→ Task material
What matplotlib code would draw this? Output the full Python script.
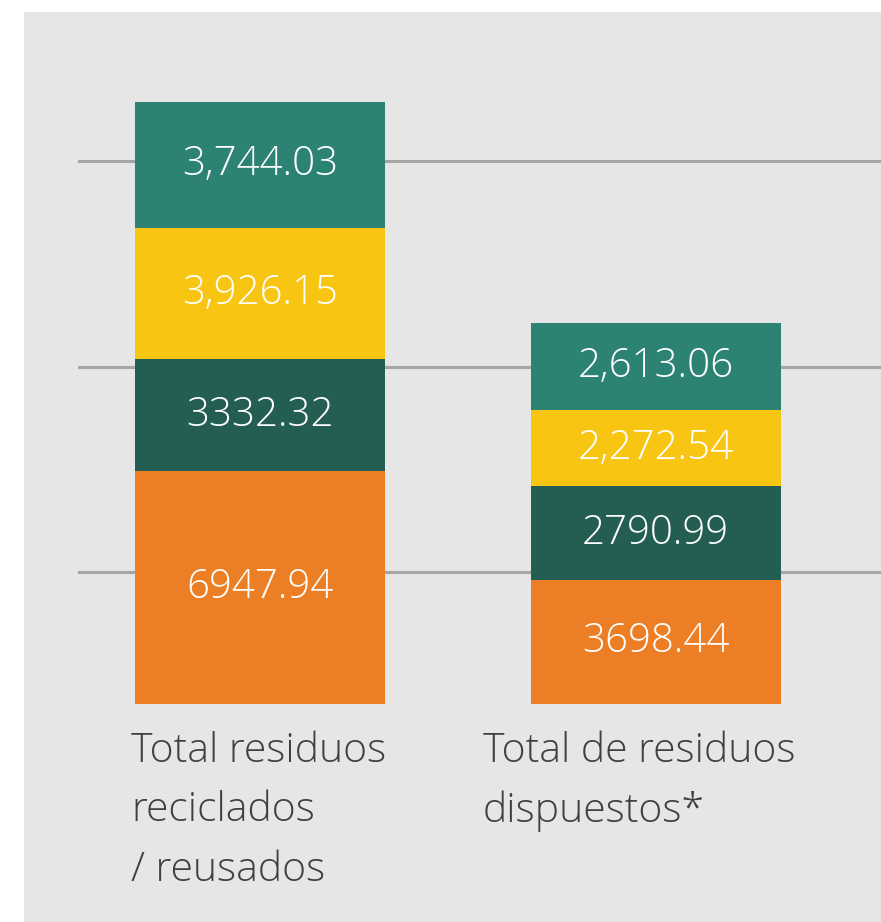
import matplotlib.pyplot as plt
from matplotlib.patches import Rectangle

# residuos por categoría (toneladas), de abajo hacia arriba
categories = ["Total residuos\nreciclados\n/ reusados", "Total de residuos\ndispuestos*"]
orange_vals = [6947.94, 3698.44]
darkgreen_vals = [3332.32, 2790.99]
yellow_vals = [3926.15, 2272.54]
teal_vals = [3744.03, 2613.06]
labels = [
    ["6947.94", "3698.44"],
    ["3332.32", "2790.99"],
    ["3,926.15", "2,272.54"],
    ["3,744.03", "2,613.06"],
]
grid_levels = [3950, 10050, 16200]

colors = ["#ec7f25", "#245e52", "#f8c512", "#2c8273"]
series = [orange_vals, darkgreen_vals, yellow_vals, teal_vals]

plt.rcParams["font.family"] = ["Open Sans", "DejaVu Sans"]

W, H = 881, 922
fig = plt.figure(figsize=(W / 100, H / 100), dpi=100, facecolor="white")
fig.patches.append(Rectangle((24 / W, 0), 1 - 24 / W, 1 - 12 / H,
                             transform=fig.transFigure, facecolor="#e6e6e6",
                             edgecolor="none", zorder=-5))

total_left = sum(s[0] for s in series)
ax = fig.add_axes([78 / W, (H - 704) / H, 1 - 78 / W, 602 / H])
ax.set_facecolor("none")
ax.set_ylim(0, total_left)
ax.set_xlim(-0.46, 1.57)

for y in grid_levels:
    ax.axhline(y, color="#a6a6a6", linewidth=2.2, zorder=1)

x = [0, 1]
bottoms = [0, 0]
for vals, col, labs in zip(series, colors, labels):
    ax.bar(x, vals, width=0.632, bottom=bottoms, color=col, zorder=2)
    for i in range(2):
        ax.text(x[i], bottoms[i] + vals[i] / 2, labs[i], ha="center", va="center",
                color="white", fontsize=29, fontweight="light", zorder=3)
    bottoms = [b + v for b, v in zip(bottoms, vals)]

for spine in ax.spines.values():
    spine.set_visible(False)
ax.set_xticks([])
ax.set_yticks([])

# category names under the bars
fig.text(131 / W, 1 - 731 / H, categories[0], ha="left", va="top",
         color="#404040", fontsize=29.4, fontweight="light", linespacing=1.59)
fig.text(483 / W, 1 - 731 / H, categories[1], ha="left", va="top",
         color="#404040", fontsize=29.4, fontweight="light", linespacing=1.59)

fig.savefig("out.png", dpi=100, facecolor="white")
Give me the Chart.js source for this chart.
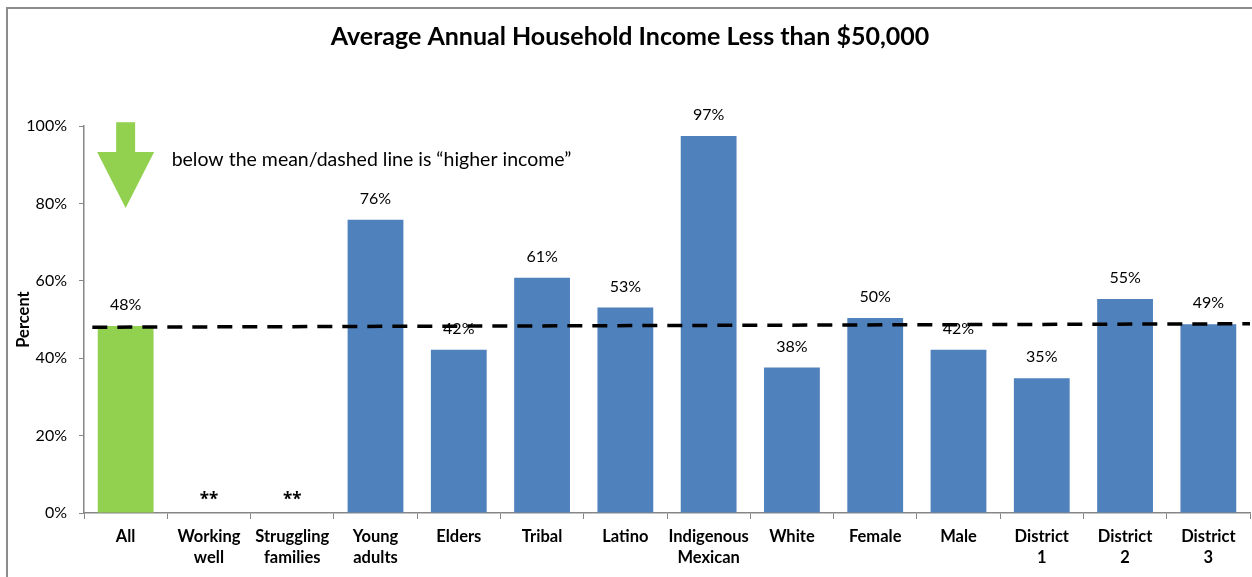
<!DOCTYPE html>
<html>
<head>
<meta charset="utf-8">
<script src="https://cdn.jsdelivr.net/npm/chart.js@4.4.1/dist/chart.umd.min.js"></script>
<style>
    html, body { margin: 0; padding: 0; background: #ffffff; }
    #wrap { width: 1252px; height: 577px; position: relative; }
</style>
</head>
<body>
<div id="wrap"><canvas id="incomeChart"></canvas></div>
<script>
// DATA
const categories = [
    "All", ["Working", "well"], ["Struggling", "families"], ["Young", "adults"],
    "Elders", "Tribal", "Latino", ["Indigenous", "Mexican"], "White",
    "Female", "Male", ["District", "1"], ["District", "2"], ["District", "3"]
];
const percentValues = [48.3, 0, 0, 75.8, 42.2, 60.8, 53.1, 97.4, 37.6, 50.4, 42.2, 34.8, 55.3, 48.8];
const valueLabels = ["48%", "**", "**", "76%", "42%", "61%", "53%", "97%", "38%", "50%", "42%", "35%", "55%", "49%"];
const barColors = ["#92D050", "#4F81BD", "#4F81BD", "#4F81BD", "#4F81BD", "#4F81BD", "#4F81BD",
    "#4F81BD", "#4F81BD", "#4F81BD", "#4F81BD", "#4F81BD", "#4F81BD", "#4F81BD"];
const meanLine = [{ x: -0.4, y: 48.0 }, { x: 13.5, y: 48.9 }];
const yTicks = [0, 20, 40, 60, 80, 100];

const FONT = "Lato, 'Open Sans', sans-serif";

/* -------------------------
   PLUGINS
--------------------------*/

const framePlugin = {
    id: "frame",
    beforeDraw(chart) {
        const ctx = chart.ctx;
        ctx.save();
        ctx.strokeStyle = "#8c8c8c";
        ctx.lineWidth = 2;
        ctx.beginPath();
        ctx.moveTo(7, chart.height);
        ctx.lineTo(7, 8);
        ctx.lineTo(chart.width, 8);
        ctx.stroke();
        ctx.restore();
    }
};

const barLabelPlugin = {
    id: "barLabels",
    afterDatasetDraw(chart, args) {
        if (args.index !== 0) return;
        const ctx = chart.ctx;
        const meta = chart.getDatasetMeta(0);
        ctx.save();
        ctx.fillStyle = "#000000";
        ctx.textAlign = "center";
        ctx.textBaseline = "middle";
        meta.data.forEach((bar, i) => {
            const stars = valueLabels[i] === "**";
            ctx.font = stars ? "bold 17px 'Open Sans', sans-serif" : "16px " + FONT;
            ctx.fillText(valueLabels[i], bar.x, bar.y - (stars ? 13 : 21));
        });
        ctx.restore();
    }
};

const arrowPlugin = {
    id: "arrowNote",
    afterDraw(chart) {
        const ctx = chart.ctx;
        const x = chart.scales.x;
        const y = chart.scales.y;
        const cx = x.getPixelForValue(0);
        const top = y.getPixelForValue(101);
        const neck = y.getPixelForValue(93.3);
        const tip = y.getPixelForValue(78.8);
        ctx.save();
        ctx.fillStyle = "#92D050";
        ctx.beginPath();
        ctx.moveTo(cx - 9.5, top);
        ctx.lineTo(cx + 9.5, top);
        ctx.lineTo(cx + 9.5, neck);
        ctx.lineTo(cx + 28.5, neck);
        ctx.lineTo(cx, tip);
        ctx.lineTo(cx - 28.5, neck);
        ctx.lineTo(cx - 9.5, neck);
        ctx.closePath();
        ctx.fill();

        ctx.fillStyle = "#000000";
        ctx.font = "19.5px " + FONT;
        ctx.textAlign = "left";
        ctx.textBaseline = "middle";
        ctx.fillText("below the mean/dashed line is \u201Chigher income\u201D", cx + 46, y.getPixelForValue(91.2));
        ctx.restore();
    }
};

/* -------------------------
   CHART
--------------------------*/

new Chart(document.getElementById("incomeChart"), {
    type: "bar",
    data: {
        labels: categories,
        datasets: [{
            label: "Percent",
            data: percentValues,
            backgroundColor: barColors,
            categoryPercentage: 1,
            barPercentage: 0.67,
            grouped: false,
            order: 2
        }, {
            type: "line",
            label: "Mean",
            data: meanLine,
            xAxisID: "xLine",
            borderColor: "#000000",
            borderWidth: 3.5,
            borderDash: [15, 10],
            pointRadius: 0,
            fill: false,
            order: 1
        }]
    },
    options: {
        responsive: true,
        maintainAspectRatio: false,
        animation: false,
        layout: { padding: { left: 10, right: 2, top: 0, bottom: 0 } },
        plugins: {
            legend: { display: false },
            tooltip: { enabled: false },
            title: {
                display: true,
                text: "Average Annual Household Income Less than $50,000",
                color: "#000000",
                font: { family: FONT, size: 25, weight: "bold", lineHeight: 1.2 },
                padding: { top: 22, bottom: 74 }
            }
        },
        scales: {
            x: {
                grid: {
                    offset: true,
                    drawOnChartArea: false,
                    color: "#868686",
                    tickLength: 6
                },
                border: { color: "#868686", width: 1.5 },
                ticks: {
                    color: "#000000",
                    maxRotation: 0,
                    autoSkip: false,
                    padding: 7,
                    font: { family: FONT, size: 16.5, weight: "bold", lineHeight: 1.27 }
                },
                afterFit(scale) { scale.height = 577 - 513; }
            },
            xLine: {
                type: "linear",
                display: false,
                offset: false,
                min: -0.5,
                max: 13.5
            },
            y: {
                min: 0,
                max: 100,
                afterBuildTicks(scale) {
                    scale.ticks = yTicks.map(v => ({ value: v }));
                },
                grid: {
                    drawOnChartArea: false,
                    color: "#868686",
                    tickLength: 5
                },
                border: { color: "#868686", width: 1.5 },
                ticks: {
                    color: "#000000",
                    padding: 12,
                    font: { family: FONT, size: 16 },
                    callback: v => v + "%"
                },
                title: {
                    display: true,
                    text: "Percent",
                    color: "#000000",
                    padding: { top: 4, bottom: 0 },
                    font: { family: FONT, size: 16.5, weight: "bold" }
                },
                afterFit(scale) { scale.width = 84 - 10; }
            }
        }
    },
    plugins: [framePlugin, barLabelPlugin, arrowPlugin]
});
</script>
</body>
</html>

→ What the exercise asks
Write out an exact copy of the listing, first line through the line containing "from matplotlib.patches import Rectangle", with the pictures left out.

→ Response below
What matplotlib code would draw this? Output the full Python script.
import matplotlib.pyplot as plt
from matplotlib.patches import Rectangle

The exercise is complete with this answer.